The Ultimate Teen Book Guide

I took a day off yesterday. Got a cheap train to London and spent the journey reading Michael Eaton’s excellent BFI Classic about ‘Our Friends In The North’, Peter Flannery’s brilliant 1997 TV drama series that BBC4 have just begun a repeat showing of (I rewatched the whole thing on DVD over a week last year and it holds up incredibly well). Then I wandered round the Tate Modern, soundtracking the rehung artworks with my iPod (a live orchestral ‘Atom Heart Mother’ was rather more impressive than the Whiteread white boxes, while the Dexy’s Midnight Runners worked surprisingly well with the surrealists. Bowie’s ‘Low’ didn’t quite mix with Rothko). Then a quick bit of bookshopping on the Charing Cross Road (one shop had a set of Bernard Malamud first editions. I bought a nice copy of ‘Idiot’s First’, one of his best short story collections, but couldn’t afford the pristine copies of his first two novels). Only one shop had any Bill James in stock (no, not the sadly depleted crime specialist ‘Murder One’, but Foyles) an out of print paperback of his fourth Harper and Iles novel, ‘Protection’. His is by far the best ongoing crime series in the UK, yet nobody publishes it in paperback any more. Why?

Then it was on to the Groucho club for the launch of the Ultimate Teenage Book Guide, a magnificent compendium edited by Daniel Hahn, Leonie Flynn and Susan Reuben. It contains several essays and reviews of over 700 novels suitable for teenage readers (a mix of YA and ‘adult’ novels). I wrote several entries (and Neil Arksey wrote a kind one of one of my novels – I’ll leave you to find out which) and Kevin Brooks greeted me with how pleased he was that I’d written about Ed McBain. Drink flowed, including a pink David Almond cocktail (unfortunately David was on a plane back from New York that didn’t arrive in time for him to sample this concoction of vodka, peach juice and champagne, with a rose petal on top).
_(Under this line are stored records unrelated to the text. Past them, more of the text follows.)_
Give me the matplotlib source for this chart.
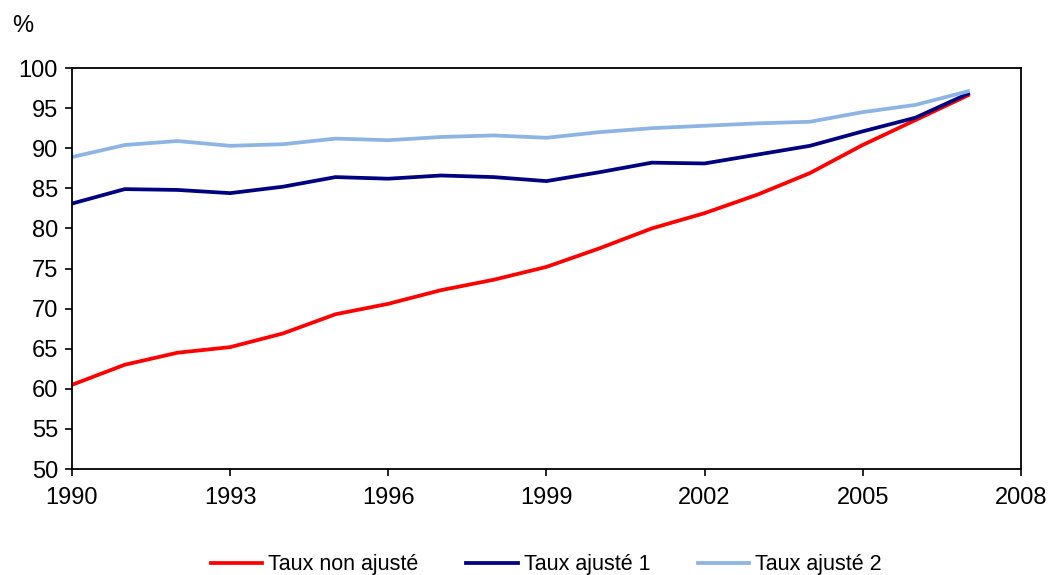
import matplotlib.pyplot as plt

YEARS = list(range(1990, 2008))

TAUX_NON_AJUSTE = [60.5, 63.0, 64.5, 65.2, 66.9, 69.3, 70.6, 72.3, 73.6, 75.2,
                   77.5, 80.0, 81.9, 84.2, 86.9, 90.4, 93.5, 96.6]
TAUX_AJUSTE_1 = [83.1, 84.9, 84.8, 84.4, 85.2, 86.4, 86.2, 86.6, 86.4, 85.9,
                 87.0, 88.2, 88.1, 89.2, 90.3, 92.1, 93.8, 96.8]
TAUX_AJUSTE_2 = [88.9, 90.4, 90.9, 90.3, 90.5, 91.2, 91.0, 91.4, 91.6, 91.3,
                 92.0, 92.5, 92.8, 93.1, 93.3, 94.5, 95.4, 97.1]

LABELS = ["Taux non ajusté", "Taux ajusté 1", "Taux ajusté 2"]
COLORS = ["#FF0000", "#000080", "#8EB4E3"]

plt.rcParams["font.family"] = ["Liberation Sans", "DejaVu Sans"]

fig = plt.figure(figsize=(10.48, 5.75), dpi=100)
ax = fig.add_axes([0.0687, 0.1843, 0.9053, 0.6974])

for series, label, color in zip([TAUX_NON_AJUSTE, TAUX_AJUSTE_1, TAUX_AJUSTE_2], LABELS, COLORS):
    ax.plot(YEARS, series, color=color, lw=2.7, label=label)

ax.set_xlim(1990, 2008)
ax.set_ylim(50, 100)
ax.set_xticks(range(1990, 2009, 3))
ax.set_yticks(range(50, 101, 5))
ax.tick_params(axis="both", direction="out", length=5, width=1.2, labelsize=17, colors="black")
ax.tick_params(axis="y", pad=5)
ax.tick_params(axis="x", pad=8)
for s in ax.spines.values():
    s.set_linewidth(1.3)

fig.text(0.012, 0.955, "%", fontsize=17, ha="left", va="center")

ax.legend(loc="upper center", bbox_to_anchor=(0.5, -0.175), ncol=3, frameon=False,
          fontsize=15.5, handlelength=2.4, handletextpad=0.28, columnspacing=2.2,
          borderpad=0.2)

fig.savefig("out.png", dpi=100)
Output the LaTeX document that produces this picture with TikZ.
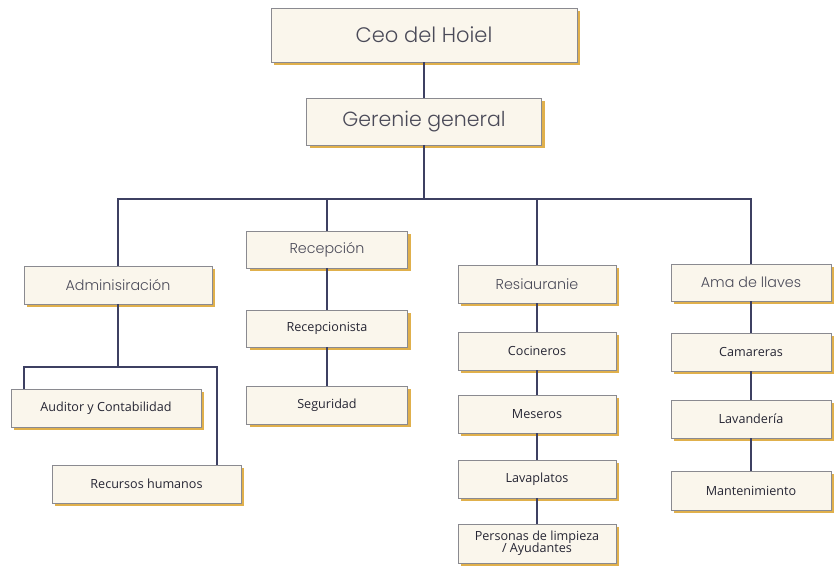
\documentclass[tikz,border=0pt]{standalone}
\usepackage{fontspec}
\setmainfont{Open Sans}
\newfontfamily\headfont{Poppins Light}
\usetikzlibrary{shadows}
\definecolor{cream}{HTML}{FAF6EC}
\definecolor{goldsh}{HTML}{E0B04C}
\definecolor{boxline}{HTML}{8A8A90}
\definecolor{conncol}{HTML}{3D4062}
\definecolor{headtxt}{HTML}{4A4A58}
\definecolor{smalltxt}{HTML}{262634}
\tikzset{
  box/.style={draw=boxline, line width=0.6pt, fill=cream, inner sep=0pt, align=center,
    drop shadow={shadow xshift=3pt, shadow yshift=-3pt, fill=goldsh, opacity=1}},
  bigbox/.style={box, font=\headfont\fontsize{21}{25}\selectfont, text=headtxt},
  midbox/.style={box, font=\headfont\fontsize{20.5}{24}\selectfont, text=headtxt},
  hbox/.style={box, font=\headfont\fontsize{14.3}{17}\selectfont, text=headtxt},
  sbox/.style={box, font=\fontsize{12.6}{14}\selectfont, text=smalltxt},
  conn/.style={draw=conncol, line width=1.7pt}
}
\begin{document}
\begin{tikzpicture}[x=1pt,y=-1pt]
\useasboundingbox[fill=white] (0,0) rectangle (834,571);
\coordinate (b) at (0,199);
\coordinate (ja) at (24,367);
\coordinate (jr) at (217,367);
% nodes
\node[bigbox, minimum width=306, minimum height=54] (ceo) at (424,35) {Ceo del Hoiel};
\node[midbox, minimum width=235, minimum height=47] (ger) at (424,121.5) {Gerenie general};
\node[hbox, minimum width=188, minimum height=38] (adm) at (118,285) {Adminisiración};
\node[hbox, minimum width=161, minimum height=37] (rec) at (327,249.5) {Recepción};
\node[hbox, minimum width=158, minimum height=38] (res) at (537,284) {Resiauranie};
\node[hbox, minimum width=160, minimum height=37] (ama) at (751,282.5) {Ama de llaves};
\node[sbox, minimum width=161, minimum height=37] (recp) at (327,328.5) {Recepcionista};
\node[sbox, minimum width=161, minimum height=38] (seg) at (327,405) {Seguridad};
\node[sbox, minimum width=190, minimum height=38] (aud) at (106,408) {Auditor y Contabilidad};
\node[sbox, minimum width=189, minimum height=38] (rh) at (146.5,484) {Recursos humanos};
\node[sbox, minimum width=158, minimum height=38] (coc) at (537,351) {Cocineros};
\node[sbox, minimum width=158, minimum height=38] (mes) at (537,414) {Meseros};
\node[sbox, minimum width=158, minimum height=38] (lav) at (537,479) {Lavaplatos};
\node[sbox, minimum width=158, minimum height=39] (per) at (537,543.5) {Personas de limpieza\\[-2pt] / Ayudantes};
\node[sbox, minimum width=160, minimum height=38] (cam) at (751,352) {Camareras};
\node[sbox, minimum width=160, minimum height=38] (lvd) at (751,419) {Lavandería};
\node[sbox, minimum width=160, minimum height=39] (man) at (751,490.5) {Mantenimiento};
% connectors
\draw[conn] (ceo.south) -- (ger.north);
\draw[conn] (ger.south) -- (ger.south |- b);
\draw[conn] (adm.north) -- (adm.north |- b) -- (ama.north |- b) -- (ama.north);
\draw[conn] (rec.north) -- (rec.north |- b);
\draw[conn] (res.north) -- (res.north |- b);
\draw[conn] (adm.south) -- (adm.south |- ja);
\draw[conn] (ja |- aud.north) -- (ja) -- (jr) -- (jr |- rh.north);
\draw[conn] (rec.south) -- (recp.north);
\draw[conn] (recp.south) -- (seg.north);
\draw[conn] (res.south) -- (coc.north);
\draw[conn] (coc.south) -- (mes.north);
\draw[conn] (mes.south) -- (lav.north);
\draw[conn] (lav.south) -- (per.north);
\draw[conn] (ama.south) -- (cam.north);
\draw[conn] (cam.south) -- (lvd.north);
\draw[conn] (lvd.south) -- (man.north);
\end{tikzpicture}
\end{document}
Anyway, it was a great do, and the writers I spoke to included Julia Green, Matt Whyman, Philip Reeve, Celia Rees, Matt Thorne, Melvin Burgess, Tim Bowler, Jeanne Willis, Graham Marks and ooh, loads of other people, sorry to those I’ve missed out but, you know, drink was involved. It was a particular pleasure to meet Elizabeth Laird, whose novel ‘A Little Piece Of Ground’ I’m a great admirer of. And there were a bunch of editors and the like who it was good to catch up with. Danny Hahn made a very nice speech that concluded with a tribute to one of the contributors, the great novelist Jan Mark, who died suddenly last month. I’d been looking forward to meeting Jan, and now I never will.